_Set exercise_:
Reproduce the listing below character for character; drop every image.

───

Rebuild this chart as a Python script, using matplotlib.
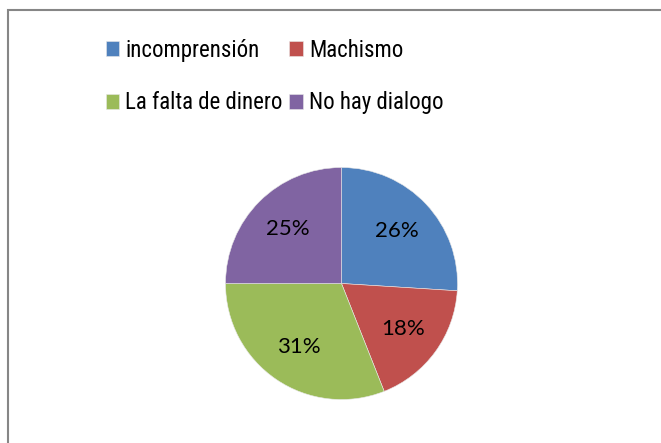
import matplotlib.pyplot as plt
from matplotlib.patches import Rectangle

# Data
labels = ['incomprensión', 'Machismo', 'La falta de dinero', 'No hay dialogo']
values = [26, 18, 31, 25]
colors = ['#4F81BD', '#C0504D', '#9BBB59', '#8064A2']

plt.rcParams['font.family'] = ['Roboto Condensed', 'Lato', 'DejaVu Sans']

W, H = 661, 443
fig = plt.figure(figsize=(W / 100, H / 100), dpi=100)

# chart border
fig.patches.append(Rectangle((8 / W, -0.05), 1.1, (H - 10) / H + 0.05,
                             transform=fig.transFigure, fill=False,
                             edgecolor='#868686', linewidth=1.5))

# pie axes: center (341.5, 283.5) px from top, radius 116 px
cx, cy, r = 341.5, H - 283.5, 116
ax = fig.add_axes([(cx - r) / W, (cy - r) / H, 2 * r / W, 2 * r / H])
wedges, _, autotexts = ax.pie(values, colors=colors, startangle=90,
                              counterclock=False, autopct='%1.0f%%',
                              pctdistance=0.66,
                              wedgeprops=dict(linewidth=0.4, edgecolor='#e8e8e8'),
                              textprops=dict(fontsize=16, color='black',
                                             family=['Lato', 'DejaVu Sans']))
ax.set_xlim(-1, 1)
ax.set_ylim(-1, 1)
ax.set_aspect('auto')
ax.axis('off')

# legend, two columns, filled row by row like the original
order = [0, 2, 1, 3]
fig.legend([wedges[i] for i in order], [labels[i] for i in order],
           ncol=2, loc='upper left', bbox_to_anchor=(85 / W, 1 - 18 / H),
           frameon=False, fontsize=16.5, handlelength=0.6, handleheight=0.6,
           handletextpad=0.25, columnspacing=0.3, labelspacing=1.3)

fig.savefig('out.png', dpi=100)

───

_Exercise answer_:
Rebuild this chart as a Python script, using matplotlib.
import matplotlib.pyplot as plt
from matplotlib.patches import Rectangle

# Data
labels = ['incomprensión', 'Machismo', 'La falta de dinero', 'No hay dialogo']
values = [26, 18, 31, 25]
colors = ['#4F81BD', '#C0504D', '#9BBB59', '#8064A2']

plt.rcParams['font.family'] = ['Roboto Condensed', 'Lato', 'DejaVu Sans']

W, H = 661, 443
fig = plt.figure(figsize=(W / 100, H / 100), dpi=100)

# chart border
fig.patches.append(Rectangle((8 / W, -0.05), 1.1, (H - 10) / H + 0.05,
                             transform=fig.transFigure, fill=False,
                             edgecolor='#868686', linewidth=1.5))

# pie axes: center (341.5, 283.5) px from top, radius 116 px
cx, cy, r = 341.5, H - 283.5, 116
ax = fig.add_axes([(cx - r) / W, (cy - r) / H, 2 * r / W, 2 * r / H])
wedges, _, autotexts = ax.pie(values, colors=colors, startangle=90,
                              counterclock=False, autopct='%1.0f%%',
                              pctdistance=0.66,
                              wedgeprops=dict(linewidth=0.4, edgecolor='#e8e8e8'),
                              textprops=dict(fontsize=16, color='black',
                                             family=['Lato', 'DejaVu Sans']))
ax.set_xlim(-1, 1)
ax.set_ylim(-1, 1)
ax.set_aspect('auto')
ax.axis('off')

# legend, two columns, filled row by row like the original
order = [0, 2, 1, 3]
fig.legend([wedges[i] for i in order], [labels[i] for i in order],
           ncol=2, loc='upper left', bbox_to_anchor=(85 / W, 1 - 18 / H),
           frameon=False, fontsize=16.5, handlelength=0.6, handleheight=0.6,
           handletextpad=0.25, columnspacing=0.3, labelspacing=1.3)

fig.savefig('out.png', dpi=100)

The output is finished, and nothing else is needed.